Even if you answer all these questions there is still no guarantee that the currency will succeed. A general rule of thumb is that the more the prospectus is built out, the more legitimate the company is. However, even the most legitimate-looking companies have failed in the past and so there is no sure way to tell.

Tax and Legal Issues for Cryptocurrencies

Cryptocurrencies are 100% legal in the United States. China has pretty much banned their use and depending on which country you’re in depends on whether they’re legal or not. However – whether they’re legal or not is just one part of the equation. The other thing to consider is whether crypto is taxed and what you can actually legally buy with crypto.

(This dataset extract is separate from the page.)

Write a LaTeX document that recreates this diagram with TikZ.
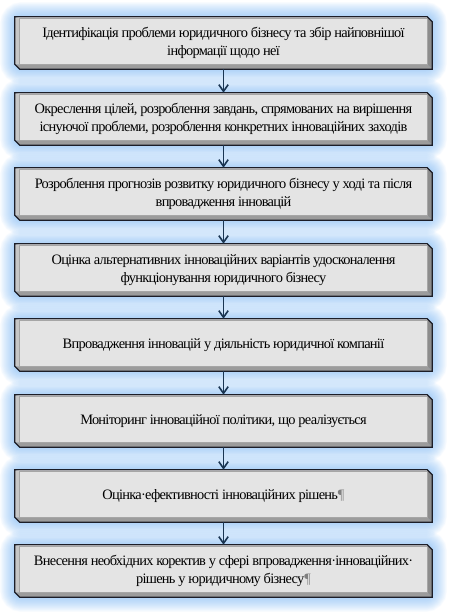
\documentclass[tikz,border=0pt]{standalone}
\usepackage{fontspec}
\setmainfont{Liberation Serif}[LetterSpace=-5]
\usepackage{tikz}
\usepackage{xcolor}
\usetikzlibrary{backgrounds,arrows.meta}

\definecolor{boxline}{HTML}{1C1E28}
\definecolor{face}{HTML}{E4E4E4}
\definecolor{bevl}{HTML}{C6C6C6}
\definecolor{bevb}{HTML}{9C9C9C}
\definecolor{bevr}{HTML}{8C8C8C}
\definecolor{bevt}{HTML}{F6F6F6}
\definecolor{glowc}{RGB}{112,176,242}
\definecolor{arrowc}{HTML}{1A3552}

\begin{document}
\begin{tikzpicture}[x=0.75pt,y=-0.75pt,
  every node/.style={font=\fontsize{10.8}{13.5}\selectfont},
  stage/.style={minimum width=312.75pt,minimum height=39pt,inner sep=0pt,align=center},
  flow/.style={draw=arrowc,line width=1.2pt,-{Straight Barb[length=5pt,width=7pt]}}]
\useasboundingbox (0,0) rectangle (449,612);
\node[stage] (s1) at (223.5,43) {Ідентифікація проблеми юридичного бізнесу та збір найповнішої\\ інформації щодо неї};
\node[stage] (s2) at (223.5,119) {Окреслення цілей, розроблення завдань, спрямованих на вирішення\\ існуючої проблеми, розроблення конкретних інноваційних заходів};
\node[stage] (s3) at (223.5,194) {Розроблення прогнозів розвитку юридичного бізнесу у ході та після\\ впровадження інновацій};
\node[stage] (s4) at (223.5,270) {Оцінка альтернативних інноваційних варіантів удосконалення\\ функціонування юридичного бізнесу};
\node[stage] (s5) at (223.5,345) {Впровадження інновацій у діяльність юридичної компанії};
\node[stage] (s6) at (223.5,421) {Моніторинг інноваційної політики, що реалізується};
\node[stage] (s7) at (223.5,496) {Оцінка·ефективності інноваційних рішень{\color{gray}¶}};
\node[stage] (s8) at (223.5,571) {Внесення необхідних коректив у сфері впровадження·інноваційних·\\ рішень у юридичному бізнесу{\color{gray}¶}};
\begin{scope}[on background layer]
\foreach \i in {1,...,8}{
  \foreach \w in {22,21,...,1}
    \draw[glowc,line width=\w pt,opacity=0.035,rounded corners=5pt] (s\i.north west) rectangle (s\i.south east);
  \fill[face] ([shift={(5,2)}]s\i.north west) rectangle ([shift={(-5,-5)}]s\i.south east);
  \fill[bevt] (s\i.north west) -- ([shift={(-5,0)}]s\i.north east) -- ([shift={(-5,2)}]s\i.north east) -- ([shift={(5,2)}]s\i.north west) -- cycle;
  \fill[bevl] (s\i.north west) -- ([shift={(5,2)}]s\i.north west) -- ([shift={(5,-5)}]s\i.south west) -- ([shift={(0,-5)}]s\i.south west) -- cycle;
  \fill[bevb] ([shift={(0,-5)}]s\i.south west) -- ([shift={(5,-5)}]s\i.south west) -- ([shift={(-5,-5)}]s\i.south east) -- (s\i.south east) -- ([shift={(5,0)}]s\i.south west) -- cycle;
  \fill[bevr] ([shift={(-5,0)}]s\i.north east) -- ([shift={(0,5)}]s\i.north east) -- (s\i.south east) -- ([shift={(-5,-5)}]s\i.south east) -- ([shift={(-5,2)}]s\i.north east) -- cycle;
  \draw[gray!70,line width=0.4pt] ([shift={(5,2)}]s\i.north west) rectangle ([shift={(-5,-5)}]s\i.south east);
  \draw[boxline,line width=0.9pt] (s\i.north west) -- ([shift={(-5,0)}]s\i.north east) -- ([shift={(0,5)}]s\i.north east) -- (s\i.south east) -- ([shift={(5,0)}]s\i.south west) -- ([shift={(0,-5)}]s\i.south west) -- cycle;
}
\end{scope}
\draw[flow] (s1) -- (s2);
\draw[flow] (s2) -- (s3);
\draw[flow] (s3) -- (s4);
\draw[flow] (s4) -- (s5);
\draw[flow] (s5) -- (s6);
\draw[flow] (s6) -- (s7);
\draw[flow] (s7) -- (s8);
\end{tikzpicture}
\end{document}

Legal Tender – they’re colloquially known as cryptocurrency but they differ from fiat or traditional currencies in one main way – they don’t have to be legally accepted as tender. If you look at the US dollar – it has to be accepted for all debts, private and public. Different countries are taking different approaches.

Taxes on Crypto – Again, the word currency is not entirely accurate when it comes to taxes in the US. In the United States, cryptocurrencies are considered property, rather than currency. This means that when they’re sold you have to pay capital gains on them. Capital gains are calculated as the difference between what you paid and sold them for.